===== Raw data

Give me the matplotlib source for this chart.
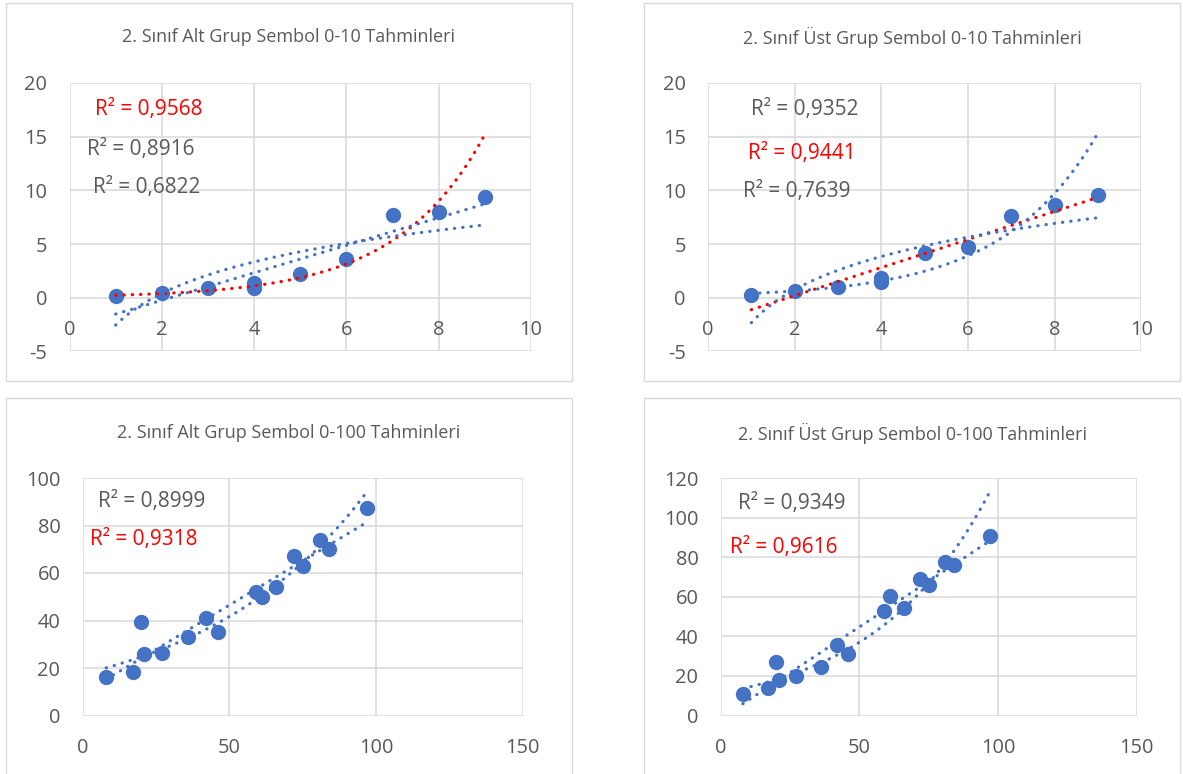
import numpy as np
import matplotlib
matplotlib.use('Agg')
import matplotlib.pyplot as plt
from matplotlib.patches import Rectangle

plt.rcParams['font.family'] = ['Open Sans', 'DejaVu Sans']
plt.rcParams['axes.unicode_minus'] = False

# data
x_small = [1, 2, 3, 4, 4, 5, 6, 7, 8, 9]
alt_small = [0.12, 0.45, 0.9, 1.4, 0.95, 2.25, 3.6, 7.7, 8.0, 9.4]
ust_small = [0.25, 0.65, 1.0, 1.8, 1.5, 4.2, 4.7, 7.6, 8.6, 9.55]

x_big = [8, 17, 20, 21, 27, 36, 42, 46, 59, 61, 66, 72, 75, 81, 84, 97]
alt_big = [16.2, 18.3, 39.3, 25.8, 26.2, 33.2, 41.0, 35.2, 52.0, 50.1, 54.0, 67.0, 63.0, 74.0, 70.0, 87.4]
ust_big = [10.8, 13.8, 27.0, 17.7, 20.2, 24.4, 35.4, 31.2, 52.9, 60.2, 54.3, 68.9, 66.1, 77.5, 75.8, 90.8]

titles = ['2. Sınıf Alt Grup Sembol 0-10 Tahminleri',
          '2. Sınıf Üst Grup Sembol 0-10 Tahminleri',
          '2. Sınıf Alt Grup Sembol 0-100 Tahminleri',
          '2. Sınıf Üst Grup Sembol 0-100 Tahminleri']
r2_labels = [['R² = 0,9568', 'R² = 0,8916', 'R² = 0,6822'],
             ['R² = 0,9352', 'R² = 0,9441', 'R² = 0,7639'],
             ['R² = 0,8999', 'R² = 0,9318'],
             ['R² = 0,9349', 'R² = 0,9616']]

BLUE = '#4472C4'
RED = '#FF0000'
GRAY = '#595959'
GRID = '#D9D9D9'

W, H = 1183, 774
fig = plt.figure(figsize=(W / 100, H / 100), dpi=100)


def px_rect(x0, y0, x1, y1):
    return [x0 / W, 1 - y1 / H, (x1 - x0) / W, (y1 - y0) / H]


def fit_line(x, y, kind):
    # Excel-style trendlines: linear, exponential, logarithmic
    x = np.asarray(x, float)
    y = np.asarray(y, float)
    xs = np.linspace(x.min(), x.max(), 200)
    if kind == 'lin':
        b, a = np.polyfit(x, y, 1)
        return xs, a + b * xs
    if kind == 'exp':
        b, a = np.polyfit(x, np.log(y), 1)
        return xs, np.exp(a) * np.exp(b * xs)
    b, a = np.polyfit(np.log(x), y, 1)
    return xs, a + b * np.log(xs)


panels = [
    dict(frame=(5.6, 3, 571.6, 381), ax=(69.5, 83, 531, 351.4), title_y=37,
         x=x_small, y=alt_small, xlim=(0, 10), xt=np.arange(0, 11, 2),
         ylim=(-5, 20), yt=np.arange(-5, 21, 5),
         fits=[('exp', RED), ('lin', BLUE), ('log', BLUE)],
         labels=[(149, 110, RED), (141, 150, GRAY), (147, 188, GRAY)]),
    dict(frame=(644, 3, 1180, 381), ax=(708, 83, 1141.3, 351.4), title_y=37,
         x=x_small, y=ust_small, xlim=(0, 10), xt=np.arange(0, 11, 2),
         ylim=(-5, 20), yt=np.arange(-5, 21, 5),
         fits=[('lin', RED), ('exp', BLUE), ('log', BLUE)],
         labels=[(805, 110, GRAY), (802, 153, RED), (797, 192, GRAY)]),
    dict(frame=(5.6, 398, 571.6, 790), ax=(82.7, 478, 522.7, 715.5), title_y=433,
         x=x_big, y=alt_big, xlim=(0, 150), xt=[0, 50, 100, 150],
         ylim=(0, 100), yt=np.arange(0, 101, 20),
         fits=[('exp', BLUE), ('lin', BLUE)],
         labels=[(152, 501, GRAY), (144, 540, RED)]),
    dict(frame=(644, 398, 1180, 790), ax=(720.7, 478, 1136.7, 715.5), title_y=433,
         x=x_big, y=ust_big, xlim=(0, 150), xt=[0, 50, 100, 150],
         ylim=(0, 120), yt=np.arange(0, 121, 20),
         fits=[('exp', BLUE), ('lin', BLUE)],
         labels=[(792, 503, GRAY), (784, 548, RED)]),
]

for i, p in enumerate(panels):
    fx0, fy0, fx1, fy1 = p['frame']
    fig.add_artist(Rectangle((fx0 / W, 1 - fy1 / H), (fx1 - fx0) / W, (fy1 - fy0) / H,
                             transform=fig.transFigure, fill=False, ec=GRID, lw=1))
    fig.text((fx0 + fx1) / 2 / W, 1 - p['title_y'] / H, titles[i],
             ha='center', va='center', fontsize=13, color=GRAY)

    ax = fig.add_axes(px_rect(*p['ax']))
    ax.set_facecolor('none')
    ax.set_xlim(*p['xlim'])
    ax.set_ylim(*p['ylim'])
    ax.set_xticks(p['xt'])
    ax.set_yticks(p['yt'])
    ax.grid(True, color=GRID, lw=1.1, zorder=0)
    ax.set_axisbelow(True)
    for s in ax.spines.values():
        s.set_visible(False)
    ax.spines['bottom'].set_position(('data', 0))
    ax.tick_params(length=0, labelsize=14.4, labelcolor=GRAY)
    ax.tick_params(axis='x', pad=16)
    ax.tick_params(axis='y', pad=16)

    ax.scatter(p['x'], p['y'], s=100, color=BLUE, zorder=3, clip_on=False)
    for kind, col in p['fits']:
        xs, ys = fit_line(p['x'], p['y'], kind)
        ax.plot(xs, ys, color=col, lw=2.3, linestyle=(0, (0.1, 2.5)),
                dash_capstyle='round', zorder=4, clip_on=False)

    for (lx, ly, col), txt in zip(p['labels'], r2_labels[i]):
        fig.text(lx / W, 1 - ly / H, txt, ha='center', va='center',
                 fontsize=15, color=col)

fig.savefig('out.png', dpi=100)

==========

[Task description] Transcribe exactly, with no pictures, the lines running from the first line of the material through the line holding "77.5, 75.8, 90.8]".

[Complete answer]
Give me the matplotlib source for this chart.
import numpy as np
import matplotlib
matplotlib.use('Agg')
import matplotlib.pyplot as plt
from matplotlib.patches import Rectangle

plt.rcParams['font.family'] = ['Open Sans', 'DejaVu Sans']
plt.rcParams['axes.unicode_minus'] = False

# data
x_small = [1, 2, 3, 4, 4, 5, 6, 7, 8, 9]
alt_small = [0.12, 0.45, 0.9, 1.4, 0.95, 2.25, 3.6, 7.7, 8.0, 9.4]
ust_small = [0.25, 0.65, 1.0, 1.8, 1.5, 4.2, 4.7, 7.6, 8.6, 9.55]

x_big = [8, 17, 20, 21, 27, 36, 42, 46, 59, 61, 66, 72, 75, 81, 84, 97]
alt_big = [16.2, 18.3, 39.3, 25.8, 26.2, 33.2, 41.0, 35.2, 52.0, 50.1, 54.0, 67.0, 63.0, 74.0, 70.0, 87.4]
ust_big = [10.8, 13.8, 27.0, 17.7, 20.2, 24.4, 35.4, 31.2, 52.9, 60.2, 54.3, 68.9, 66.1, 77.5, 75.8, 90.8]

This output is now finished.